SEC adopts carve-out from the auditor attestation requirement of SOX 404(b) for low-revenue companies
On March 12, the SEC voted (by a vote of three to one, with Commissioner Allison Lee dissenting) to approve amendments to the accelerated filer and large accelerated filer definitions to provide a narrow carve-out for companies that qualify as smaller reporting companies (SRCs) and reported less than $100 million in annual revenues in the most recent fiscal year for which audited financial statements were available. Most significantly, under the final amendments, companies qualifying for the carve-out will no longer be subject to the SOX 404(b) requirement to have an auditor attestation report on internal control over financial reporting (ICFR), a requirement that applies to accelerated and large accelerated filers.
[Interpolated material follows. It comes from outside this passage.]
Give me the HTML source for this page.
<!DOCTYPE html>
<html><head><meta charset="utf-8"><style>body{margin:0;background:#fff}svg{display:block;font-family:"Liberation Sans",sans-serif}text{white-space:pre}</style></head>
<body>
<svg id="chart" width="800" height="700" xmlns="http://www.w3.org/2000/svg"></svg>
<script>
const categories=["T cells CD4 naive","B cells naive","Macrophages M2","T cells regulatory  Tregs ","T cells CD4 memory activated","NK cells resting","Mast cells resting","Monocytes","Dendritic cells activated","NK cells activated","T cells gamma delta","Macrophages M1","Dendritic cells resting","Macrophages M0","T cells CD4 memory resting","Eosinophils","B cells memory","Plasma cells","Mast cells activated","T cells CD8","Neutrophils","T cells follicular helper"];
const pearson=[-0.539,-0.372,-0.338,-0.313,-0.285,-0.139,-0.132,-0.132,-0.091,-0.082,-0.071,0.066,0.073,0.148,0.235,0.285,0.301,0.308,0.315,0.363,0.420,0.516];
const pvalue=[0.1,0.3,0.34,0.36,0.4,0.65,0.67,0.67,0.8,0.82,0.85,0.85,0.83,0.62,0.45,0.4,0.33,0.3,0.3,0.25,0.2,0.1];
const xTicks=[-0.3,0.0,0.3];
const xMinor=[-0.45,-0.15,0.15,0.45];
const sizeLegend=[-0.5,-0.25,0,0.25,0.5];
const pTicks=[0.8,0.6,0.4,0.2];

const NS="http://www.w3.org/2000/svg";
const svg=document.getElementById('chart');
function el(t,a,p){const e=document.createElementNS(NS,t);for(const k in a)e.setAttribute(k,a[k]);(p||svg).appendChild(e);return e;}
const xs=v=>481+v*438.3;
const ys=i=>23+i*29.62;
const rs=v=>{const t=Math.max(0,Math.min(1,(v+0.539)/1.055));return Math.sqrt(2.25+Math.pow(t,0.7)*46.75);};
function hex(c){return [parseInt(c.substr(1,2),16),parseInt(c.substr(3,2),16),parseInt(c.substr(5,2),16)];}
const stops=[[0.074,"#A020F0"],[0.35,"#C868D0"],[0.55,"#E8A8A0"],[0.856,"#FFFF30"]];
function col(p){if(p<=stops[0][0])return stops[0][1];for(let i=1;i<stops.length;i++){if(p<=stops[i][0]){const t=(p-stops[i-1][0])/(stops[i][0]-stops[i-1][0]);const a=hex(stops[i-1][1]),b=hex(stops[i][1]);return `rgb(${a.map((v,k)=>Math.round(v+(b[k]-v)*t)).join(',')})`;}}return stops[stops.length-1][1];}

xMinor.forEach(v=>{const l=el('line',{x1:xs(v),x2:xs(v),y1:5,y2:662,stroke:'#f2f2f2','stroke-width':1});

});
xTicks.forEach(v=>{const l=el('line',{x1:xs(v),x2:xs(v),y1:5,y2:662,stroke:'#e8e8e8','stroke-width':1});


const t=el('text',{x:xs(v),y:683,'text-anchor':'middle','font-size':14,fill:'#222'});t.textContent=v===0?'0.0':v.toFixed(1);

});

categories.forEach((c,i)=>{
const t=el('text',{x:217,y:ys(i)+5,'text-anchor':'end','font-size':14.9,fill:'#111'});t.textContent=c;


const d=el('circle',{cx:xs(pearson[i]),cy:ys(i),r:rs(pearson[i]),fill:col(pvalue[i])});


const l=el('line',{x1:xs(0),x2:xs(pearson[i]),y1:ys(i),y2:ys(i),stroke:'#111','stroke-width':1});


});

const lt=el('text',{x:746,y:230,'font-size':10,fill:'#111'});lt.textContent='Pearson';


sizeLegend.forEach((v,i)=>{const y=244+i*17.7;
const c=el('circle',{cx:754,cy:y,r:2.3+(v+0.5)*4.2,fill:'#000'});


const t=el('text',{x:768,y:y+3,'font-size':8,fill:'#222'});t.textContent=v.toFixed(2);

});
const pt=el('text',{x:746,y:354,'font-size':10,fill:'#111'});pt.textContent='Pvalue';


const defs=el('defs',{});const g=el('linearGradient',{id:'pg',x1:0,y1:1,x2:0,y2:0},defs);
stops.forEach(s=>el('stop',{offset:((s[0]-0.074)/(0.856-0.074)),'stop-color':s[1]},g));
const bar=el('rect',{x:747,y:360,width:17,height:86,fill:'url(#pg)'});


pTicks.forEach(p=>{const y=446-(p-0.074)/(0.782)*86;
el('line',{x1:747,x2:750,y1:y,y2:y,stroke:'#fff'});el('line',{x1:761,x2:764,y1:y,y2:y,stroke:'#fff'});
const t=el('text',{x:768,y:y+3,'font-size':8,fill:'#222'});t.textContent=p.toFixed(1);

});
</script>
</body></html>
In adopting these amendments, the SEC said that the amendments will “more appropriately tailor the types of issuers that are included in the definitions, thereby reducing unnecessary burdens and compliance costs for certain smaller issuers while maintaining investor protections. The amendments are consistent with the Commission’s and Congress’s historical practice of providing scaled disclosure and other accommodations to reduce unnecessary burdens for new and smaller issuers.” The new rules will become effective 30 days after publication in the Federal Register.
Guidance provides regulatory flexibility regarding annual meetings
Today, in light of the spread of COVID-19, the SEC announced new Corp Fin staff guidance regarding annual meetings. Because of limitations on the ability to hold in-person annual meetings as a result of health and travel concerns, the staff guidance “provides regulatory flexibility to companies seeking to change the date and location of the meetings and use new technologies, such as ‘virtual’ shareholder meetings that avoid the need for in-person shareholder attendance, while at the same time ensuring that shareholders and other market participants are informed of any changes.”
From “Who’s Who to who’s he”—should a former CEO stay on the board?
Should a CEO that retires or otherwise steps down from his or her position remain on the board as Chair or, as seems to be a recent trend, even as Executive Chair? That’s the question discussed in this article from Fortune. Probably, we can all think of examples of former CEOs who, for one reason or another, don’t entirely cut their ties, and instead become board members or executive chairs. Sometimes it’s strictly to assist in the transition on a short-term basis; sometimes it’s because stepping away created a “psychological crisis” for the former top dog: “They’re leaving behind power, fame, income, even their identity—as one ex-CEO put it, ‘You’re going from Who’s Who to who’s he?’” In any event, suggested the author, it’s typically a call for the board to make, taking into account this question: will the appointment be for the benefit of the shareholders or the former CEO?